Foi trabalhar no Rio numa
construtora e depois no Banco
Prosper, que é do mesmo grupo
da construtora. Com a morte do
Ralf [no ano passado], houve um
vácuo no negócio deles: ele não
sabia se o negócio continuava. Ele
recorreu a mim como amigo, pedindo opinião. Nunca tive negócios com o Vladimir nem com o
Banco Prosper.
Folha - Na CPI, o sr. disse que o PT
condenou-o sem ter provas em
1994 ao afastá-lo da prefeitura. Na
Justiça, segundo o sr. contou, não
houve processo. A acusação de que
Palocci receberia propina é uma
vingança contra o PT?
Buratti - Não, de forma alguma.
A denúncia contra mim partiu de
gente do PT, foi fogo amigo. Foram pessoas da prefeitura que
furtaram a fita do meu gabinete e
divulgaram na imprensa. Na fita,
eu converso com empreiteiros sobre cronograma de obras e licitações. Não se fala de dinheiro, de
propina. De fato, é uma situação
inadequada. A divulgação da fita
deveria provocar o que provocou:
minha saída do governo, uma
CPI, um inquérito civil e um inquérito penal. Não sou avesso às
investigações. Admiti meu erro.
Mas nunca achei que o PT tenha
tido um comportamento solidário. Eu tinha cometido um erro,
mas não havia suspeita de pagamento de propina. Só que isso
marcou a minha vida apesar de eu
ter sido inocentado. Eu acho que
demorou muito tempo para as
pessoas do PT falarem que eu tinha sido absolvido. Não é vingança o que estou fazendo. Esse clima
que o Brasil vive, essa estupefação
em que todo mundo se encontra
em razão do que acontece com figuras importantes do PT, me faz
acreditar que tudo deve ser passado a limpo e que cada um pague
por seus erros.
Folha - O senador Antonio Carlos
Magalhães disse na CPI que a história de propina que o sr. contara era
uma meia verdade e a resposta do
ministro Palocci também era uma
meia verdade. Há alguma verdade
nessa avaliação do senador?
Buratti - Em 1994, quando fui à
Câmara de Ribeirão Preto prestar
esclarecimentos, recebi muita solidariedade de pessoas do PFL, do
PTB, do PMDB, de partidos que
não eram da base do prefeito Palocci. A fala do senador Antonio
Carlos Magalhães é uma fala que
me fez sentir que eu tinha feito a
coisa certa. Eu não tenho por que
dizer além do que eu sei em relação ao ministro Palocci.

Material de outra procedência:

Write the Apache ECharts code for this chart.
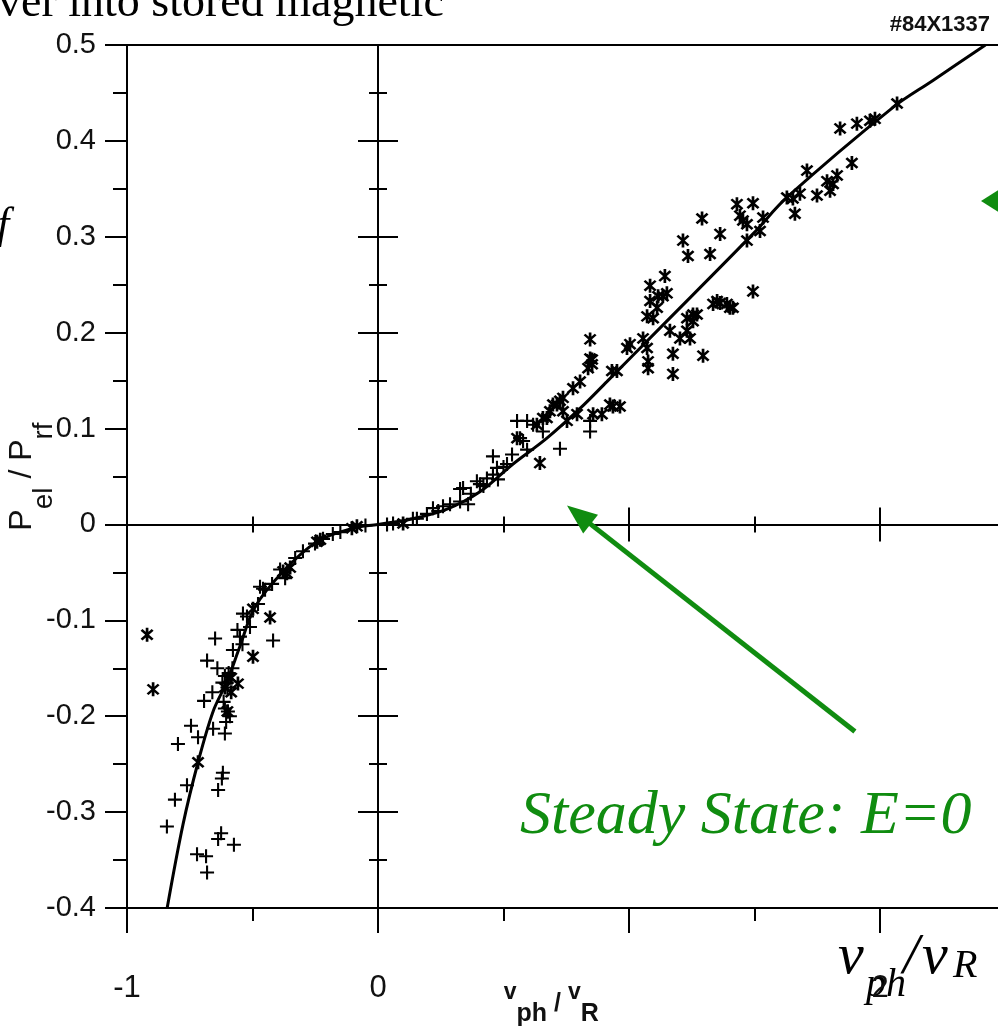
<!DOCTYPE html>
<html>
<head>
<meta charset="utf-8">
<script src="https://cdn.jsdelivr.net/npm/echarts@6/dist/echarts.min.js"></script>
<style>
  html, body { margin: 0; padding: 0; background: #fff; }
  #chart { width: 998px; height: 1028px; }
</style>
</head>
<body>
<div id="chart"></div>
<script>
// axis ticks that carry a label
const xTickLabels = [-1, 0, 2];

// fitted curve
const curvePoints = [
  [-0.84, -0.40], [-0.777, -0.313], [-0.717, -0.248], [-0.657, -0.195], [-0.602, -0.164],
  [-0.550, -0.127], [-0.490, -0.086], [-0.378, -0.049], [-0.243, -0.018], [-0.100, -0.004],
  [0, 0], [0.139, 0.006], [0.275, 0.016], [0.406, 0.034], [0.538, 0.063], [0.673, 0.090],
  [0.805, 0.121], [0.912, 0.149], [1.124, 0.205], [1.494, 0.303], [1.629, 0.341],
  [2.052, 0.435], [2.211, 0.463], [2.42, 0.50]
];

// "+" points
const plusNeg = [
  [-0.649, -0.119], [-0.681, -0.142], [-0.418, -0.121], [-0.693, -0.184], [-0.745, -0.210],
  [-0.797, -0.229], [-0.717, -0.222], [-0.610, -0.218], [-0.618, -0.259], [-0.622, -0.265],
  [-0.637, -0.277], [-0.761, -0.272], [-0.809, -0.287], [-0.841, -0.315], [-0.625, -0.322],
  [-0.637, -0.328], [-0.574, -0.334], [-0.721, -0.344], [-0.685, -0.346], [-0.681, -0.363],
  [-0.657, -0.213], [-0.598, -0.195], [-0.610, -0.192], [-0.590, -0.200], [-0.605, -0.206],
  [-0.615, -0.185], [-0.595, -0.155], [-0.610, -0.158], [-0.620, -0.165], [-0.600, -0.170],
  [-0.578, -0.131], [-0.550, -0.117], [-0.538, -0.093], [-0.522, -0.096], [-0.510, -0.107],
  [-0.470, -0.065], [-0.478, -0.083], [-0.450, -0.068], [-0.422, -0.062], [-0.390, -0.047],
  [-0.370, -0.056], [-0.299, -0.028], [-0.251, -0.020], [-0.219, -0.015], [-0.150, -0.008],
  [-0.560, -0.110], [-0.540, -0.125], [-0.640, -0.150], [-0.660, -0.175], [-0.580, -0.150],
  [-0.458, -0.067], [-0.330, -0.035], [-0.180, -0.010], [-0.050, -0.001]
];
const plusPos = [
  [0.036, 0.000], [0.139, 0.006], [0.155, 0.006], [0.195, 0.011], [0.219, 0.017], [0.259, 0.019],
  [0.287, 0.021], [0.327, 0.024], [0.327, 0.037], [0.339, 0.038], [0.359, 0.021], [0.394, 0.045],
  [0.406, 0.042], [0.434, 0.048], [0.458, 0.052], [0.478, 0.047], [0.458, 0.071], [0.474, 0.059],
  [0.534, 0.073], [0.578, 0.087], [0.566, 0.090], [0.594, 0.078], [0.554, 0.108], [0.594, 0.108],
  [0.725, 0.079], [0.845, 0.097], [0.845, 0.108], [0.514, 0.063], [0.618, 0.104], [0.657, 0.097],
  [0.060, 0.001], [0.240, 0.014], [0.370, 0.032], [0.420, 0.040], [0.500, 0.060]
];

// "*" points
const starNeg = [
  [-0.920, -0.115], [-0.896, -0.172], [-0.430, -0.097], [-0.498, -0.138], [-0.558, -0.166],
  [-0.717, -0.248], [-0.104, -0.004], [-0.084, -0.002], [-0.243, -0.018], [-0.230, -0.016],
  [-0.363, -0.051], [-0.378, -0.049], [-0.350, -0.045], [-0.498, -0.088], [-0.598, -0.161],
  [-0.610, -0.170], [-0.585, -0.175], [-0.600, -0.195], [-0.585, -0.160]
];
const starPos = [
  [0.100, 0.001], [0.645, 0.064], [0.673, 0.111], [0.697, 0.125], [0.737, 0.118], [0.753, 0.108],
  [0.793, 0.115], [0.857, 0.115], [0.964, 0.123], [0.924, 0.125], [0.892, 0.115], [0.936, 0.123],
  [0.845, 0.193], [0.853, 0.172], [0.837, 0.163], [0.805, 0.149], [0.777, 0.142], [0.737, 0.132],
  [0.713, 0.125], [0.685, 0.118], [0.657, 0.111], [0.633, 0.104], [0.932, 0.160], [1.004, 0.188],
  [1.072, 0.184], [1.076, 0.170], [1.076, 0.163], [1.056, 0.194], [1.072, 0.217], [1.096, 0.215],
  [1.084, 0.233], [1.135, 0.238], [1.143, 0.259], [1.084, 0.249], [1.163, 0.202], [1.175, 0.178],
  [1.175, 0.157], [1.203, 0.194], [1.255, 0.212], [1.243, 0.194], [1.271, 0.219], [1.231, 0.202],
  [1.295, 0.176], [1.351, 0.233], [1.390, 0.230], [1.414, 0.226], [1.494, 0.243], [1.841, 0.413],
  [1.908, 0.418], [1.960, 0.421], [1.980, 0.423], [1.888, 0.377], [1.709, 0.369], [1.789, 0.358],
  [1.813, 0.355], [1.829, 0.364], [1.801, 0.348], [1.749, 0.343], [1.629, 0.341], [1.653, 0.340],
  [1.681, 0.345], [1.661, 0.324], [1.494, 0.335], [1.430, 0.334], [1.442, 0.322], [1.454, 0.317],
  [1.470, 0.313], [1.534, 0.320], [1.522, 0.306], [1.470, 0.296], [1.291, 0.319], [1.363, 0.303],
  [1.215, 0.296], [1.235, 0.280], [1.323, 0.282], [1.363, 0.231], [1.402, 0.226], [1.335, 0.230],
  [1.255, 0.219], [1.231, 0.215], [2.068, 0.439], [1.151, 0.241], [1.116, 0.238], [1.112, 0.226],
  [0.992, 0.184], [0.952, 0.160], [0.853, 0.167], [0.845, 0.173], [0.725, 0.129], [0.554, 0.090]
];

// arrow annotation (tail -> head), in data units
const arrowFrom = [1.90, -0.216];
const arrowTo = [0.80, 0.010];

const GREEN = '#108c10';
const INK = '#111';
const PLUS = 'path://M-1,-0.15H1V0.15H-1Z M-0.15,-1H0.15V1H-0.15Z';
const STAR = 'path://M-0.17,-1H0.17V1H-0.17Z M0.58,0.82L-0.82,-0.58L-0.58,-0.82L0.82,0.58Z M-0.82,0.58L0.58,-0.82L0.82,-0.58L-0.58,0.82Z';

const lineStyle = { color: '#000', width: 2 };

const myChart = echarts.init(document.getElementById('chart'));

// bottom / top frame axes and the two crossing axes at zero
const xBase = { type: 'value', min: -1, max: 2.5, interval: 1, splitLine: { show: false } };
const yBase = { type: 'value', min: -0.4, max: 0.5, interval: 0.1, splitLine: { show: false } };

const option = {
  animation: false,
  backgroundColor: '#fff',
  grid: { left: 127, top: 45, width: 878.5, height: 863, outerBoundsMode: 'none', containLabel: false },
  xAxis: [
    Object.assign({}, xBase, {
      position: 'bottom',
      axisLine: { onZero: false, lineStyle },
      axisTick: { length: 25, lineStyle },
      minorTick: { show: true, splitNumber: 2, length: 13, lineStyle },
      axisLabel: {
        margin: 65, fontSize: 31, fontFamily: 'Liberation Sans', color: INK, showMaxLabel: false,
        formatter: v => (xTickLabels.includes(v) ? String(v) : '')
      },
      name: '{v|v}{s|ph}{p| / }{v|v}{s|R}',
      nameLocation: 'middle',
      nameGap: 73,
      nameMoveOverlap: false,
      nameTextStyle: {
        padding: [0, 30, 0, 0],
        rich: {
          v: { fontSize: 23, fontWeight: 'bold', fontFamily: 'Liberation Sans', color: INK, verticalAlign: 'top', lineHeight: 26 },
          s: { fontSize: 25, fontWeight: 'bold', fontFamily: 'Liberation Sans', color: INK, verticalAlign: 'bottom', lineHeight: 46 },
          p: { fontSize: 25, fontWeight: 'bold', fontFamily: 'Liberation Sans', color: INK, lineHeight: 32 }
        }
      }
    }),
    Object.assign({}, xBase, {
      position: 'top',
      axisLine: { onZero: false, lineStyle },
      axisTick: { show: false },
      axisLabel: { show: false }
    }),
    Object.assign({}, xBase, {
      position: 'bottom',
      axisLine: { onZero: true, onZeroAxisIndex: 0, lineStyle },
      axisTick: { length: 17, lineStyle },
      minorTick: { show: true, splitNumber: 2, length: 8, lineStyle },
      axisLabel: { show: false }
    }),
    Object.assign({}, xBase, {
      position: 'top',
      axisLine: { onZero: true, onZeroAxisIndex: 0, lineStyle },
      axisTick: { length: 17, lineStyle },
      minorTick: { show: true, splitNumber: 2, length: 8, lineStyle },
      axisLabel: { show: false }
    })
  ],
  yAxis: [
    Object.assign({}, yBase, {
      position: 'left',
      axisLine: { onZero: false, lineStyle },
      axisTick: { length: 22, lineStyle },
      minorTick: { show: true, splitNumber: 2, length: 14, lineStyle },
      axisLabel: { margin: 31, fontSize: 29, fontFamily: 'Liberation Sans', color: INK },
      name: '{p|P}{s|el}{p| / P}{s|rf}',
      nameLocation: 'middle',
      nameRotate: 90,
      nameGap: 69,
      nameMoveOverlap: false,
      nameTextStyle: {
        rich: {
          p: { fontSize: 32, fontFamily: 'Liberation Sans', color: INK, verticalAlign: 'top', lineHeight: 34 },
          s: { fontSize: 28, fontFamily: 'Liberation Sans', color: INK, verticalAlign: 'bottom', lineHeight: 52 }
        }
      }
    }),
    Object.assign({}, yBase, {
      position: 'left',
      axisLine: { onZero: true, onZeroAxisIndex: 0, lineStyle },
      axisTick: { length: 20, lineStyle },
      minorTick: { show: true, splitNumber: 2, length: 9, lineStyle },
      axisLabel: { show: false }
    }),
    Object.assign({}, yBase, {
      position: 'right',
      axisLine: { onZero: true, onZeroAxisIndex: 0, lineStyle },
      axisTick: { length: 20, lineStyle },
      minorTick: { show: true, splitNumber: 2, length: 9, lineStyle },
      axisLabel: { show: false }
    })
  ],
  series: [
    {
      name: 'fit',
      type: 'line',
      data: curvePoints,
      smooth: 0.35,
      showSymbol: false,
      lineStyle: { color: '#000', width: 3 },
      z: 3,
      markLine: {
        silent: true,
        symbol: ['none', 'triangle'],
        symbolSize: [24, 30],
        label: { show: false },
        lineStyle: { color: GREEN, width: 5, type: 'solid' },
        itemStyle: { color: GREEN },
        data: [[{ coord: arrowFrom }, { coord: arrowTo }]]
      }
    },
    {
      name: 'plus',
      type: 'scatter',
      data: plusNeg.concat(plusPos),
      symbol: PLUS,
      symbolSize: 14,
      itemStyle: { color: '#000', opacity: 1 },
      z: 4
    },
    {
      name: 'star',
      type: 'scatter',
      data: starNeg.concat(starPos),
      symbol: STAR,
      symbolSize: [13, 14],
      itemStyle: { color: '#000', opacity: 1 },
      z: 4
    }
  ],
  graphic: [
    { type: 'text', x: -2, y: 4, style: { text: 'ver into stored magnetic', fontSize: 46, fontFamily: 'Liberation Serif', fill: '#000', verticalAlign: 'middle' } },
    { type: 'text', x: -3, y: 226, style: { text: 'f', fontSize: 44, fontStyle: 'italic', fontFamily: 'Liberation Serif', fill: '#000', verticalAlign: 'middle' } },
    { type: 'text', x: 990, y: 25, style: { text: '#84X1337', fontSize: 22, fontWeight: 'bold', fontFamily: 'Liberation Sans', fill: '#111', align: 'right', verticalAlign: 'middle' } },
    { type: 'text', x: 520, y: 817, style: { text: 'Steady State: E=0', fontSize: 62, fontStyle: 'italic', fontFamily: 'Liberation Serif', fill: GREEN, verticalAlign: 'middle' } },
    { type: 'polygon', shape: { points: [[981, 201], [1000, 189], [1000, 213]] }, style: { fill: GREEN } },
    { type: 'text', x: 838, y: 958, style: { text: 'v', fontSize: 58, fontStyle: 'italic', fontFamily: 'Liberation Serif', fill: '#000', verticalAlign: 'middle' } },
    { type: 'text', x: 866, y: 985, style: { text: 'ph', fontSize: 40, fontStyle: 'italic', fontFamily: 'Liberation Serif', fill: '#000', verticalAlign: 'middle' } },
    { type: 'text', x: 903, y: 958, style: { text: '/', fontSize: 58, fontStyle: 'italic', fontFamily: 'Liberation Serif', fill: '#000', verticalAlign: 'middle' } },
    { type: 'text', x: 922, y: 958, style: { text: 'v', fontSize: 58, fontStyle: 'italic', fontFamily: 'Liberation Serif', fill: '#000', verticalAlign: 'middle' } },
    { type: 'text', x: 953, y: 966, style: { text: 'R', fontSize: 40, fontStyle: 'italic', fontFamily: 'Liberation Serif', fill: '#000', verticalAlign: 'middle' } }
  ]
};

myChart.setOption(option);
</script>
</body>
</html>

Folha - Então o sr. confirma que é
uma meia verdade?
Buratti - Eu disse o que eu sabia.
Como eu disse na CPI, para mim
o ministro Palocci é um homem
íntegro, correto e tem um papel
muito importante nesse país. Eu
não assacaria nenhum tipo de calúnia, nenhum tipo de coisa que
eu não conseguisse provar que
viesse a atingir a honra do ministro. Então, eu falei o que me foi
dado a conhecer sobre o ministro
Palocci em relação a esse assunto.
Mais do que isso eu teria sido leviano.